Two Extremely Interesting Overseas Elections Reward Right-Wing Hard-Liners And Populists. Also Pirates.
In Japan, as a massive typhoon neared the coast, Prime Minister Shinzo Abe increased his majority in Parliament, paving the way for big changes to that country’s constitution for the first time since World War II. Japan currently operates under documents that were drafted by the U.S. following the war, which prohibit it from raising a military. However, Japan does have so-called “Self Defense Forces”, and Abe has long been eager to redefine and perhaps expand their role.
In the Czech Republic, the 2nd biggest vote-getter in this weekend’s election, might’ve gotten the most attention, after he vastly outperformed expectations. Tomio Okamura was born in Tokyo: the son of a Japanese father and a Czech mother. His Ultra-Right party is vehemently anti-immigrant and anti-Muslim. In fact he wants to ban Islam in the Czech Republic and has urged citizens to march around mosques with pigs in tow. Bloomberg has a really good profile that was written before the vote.
The winner, the 2nd richest person in the country, a populist named Andrej Babis.

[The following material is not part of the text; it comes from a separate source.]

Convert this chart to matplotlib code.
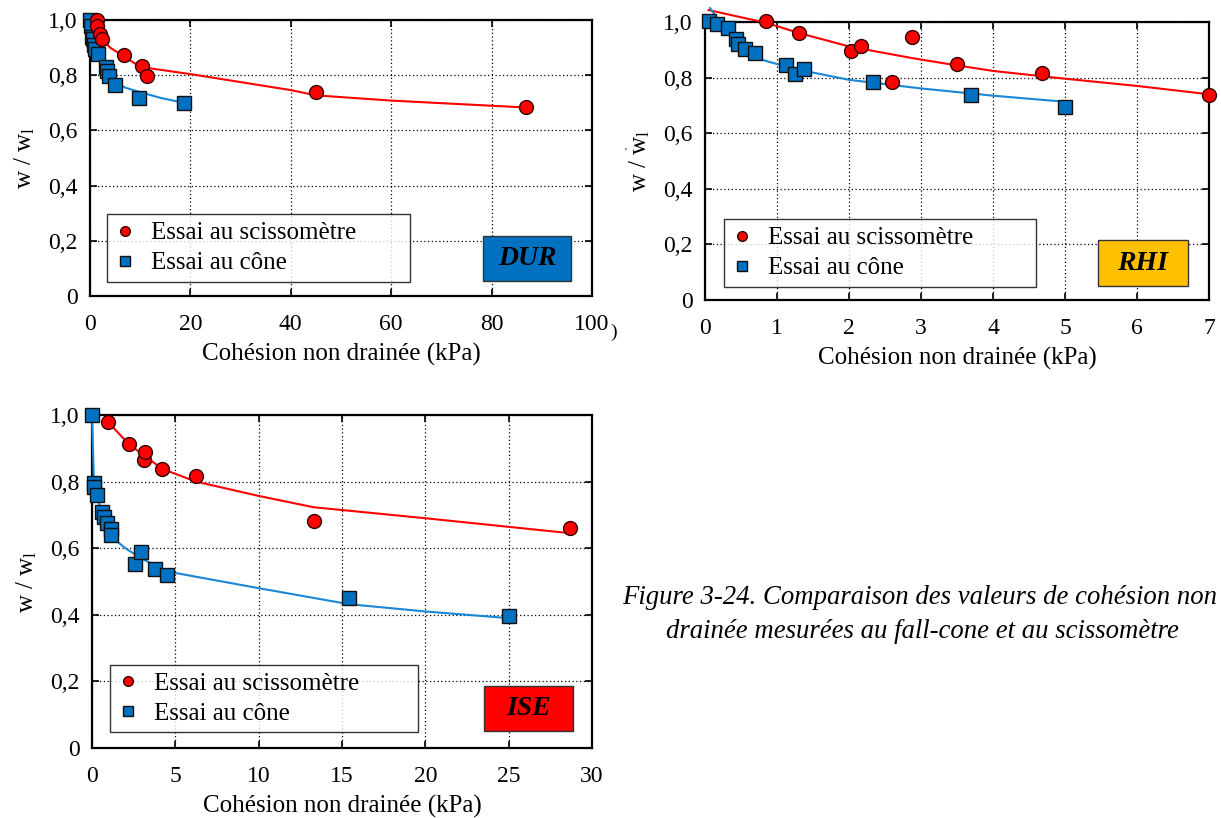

Also of note, the “Pirates Party” came in 3rd, gaining 22 seats putting it ahead of most of the more established Czech parties. The Pirates are most popular among young people, largely as a protest vote, since they don’t have much of a platform (but at least they have planks. Ooh. Bad.)
McCain Body-Slams Trump Again
We caught this last night when we were cruising C-span. Arizona Senator John McCain, without mentioning Trump by name, comes down hard on rich Americans who stayed out of Vietnam by getting a diagnosis of a “bone spur”. Anyone we know? Watch:
It’s a fascinating interview about McCain’s relationship with his captors during the 5 years he was a POW. If you care to see more, it’s here.
Of course, during the campaign, Trump infamously denigrated McCain’s status as a war hero, saying “I like people that weren’t captured, OK?”